I dropped by at the Dhara Devi for Oriental Bakery’s legendary cakes and saw how the whole property is akin to a northern Thai village-inspired Disneyland of teak buildings. Like a rural space, there are lotus ponds, moats, markets, temples, vegetable gardens. Wood carvers, shopkeepers, servants, artisans, cultural practioners, basket-weaving ladies are all part of the entourage that keep the village atmosphere alive in this luxurious resort. I fancied running into another fellow villager while partaking of my raspberry and champagne-infused cake and mousse, sipping ginger tea, all while perusing the day’s Bangkok Post and The Nation.
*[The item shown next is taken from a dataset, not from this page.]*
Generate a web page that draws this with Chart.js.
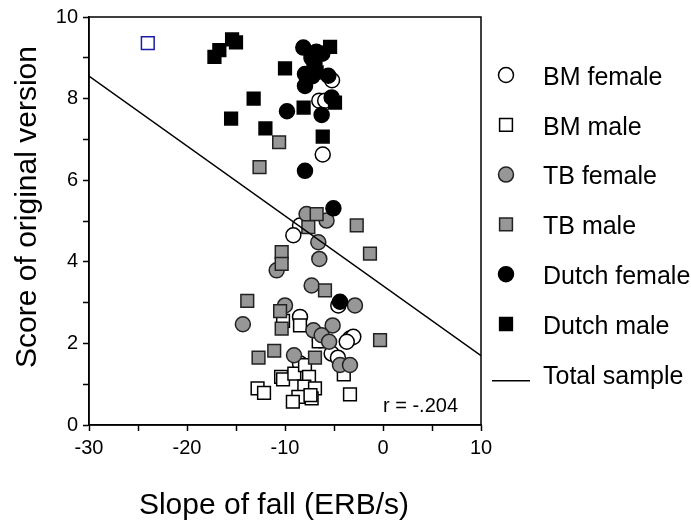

No, Chiang Mai is not to be mistaken as the back of beyond. Sure, as Thailand’s second city, it does not have many skyscrapers or a mass public transit system (relying still on trucks called songtaews), but it is a city at least in spirit. Judging from the citizens’ good taste, healthy expat population, modern art and design, no lack of cool restaurants and bars (whether perched in the mountains or nestling by the Ping River) or chic designer hotels like MO (Rachamanka, Chedi, Regent-turned-Four Seasons, Dusit’s D2, soon-to-be-here Shangri-la), it’s a cosmopolitan city in the making. The Lanna-ites (as the denizens of Chiang Mai would call themselves) are fairly clued in to the ‘international’, as their Bangkokian cousins are. Watch them chill on Sunday evening at the Night Bazaar, buy art at stalls set up in the temples, listen to a jazz performance or a cultural dance put up on the streets, schmooze with visitors from out of town. Lindberg observes that over the past decade, “Chiang Mai has witnessed a resurgence of state-endorsed regional pride. The northern dialect has made a pronounced return. Men, women, and children often dress in traditional clothes on Fridays (Culture Day). Classical dances and folk songs are performed in schools. Architects and interior designers are using northern motifs in new buildings”. It is an organic city capable of esteemed cognition.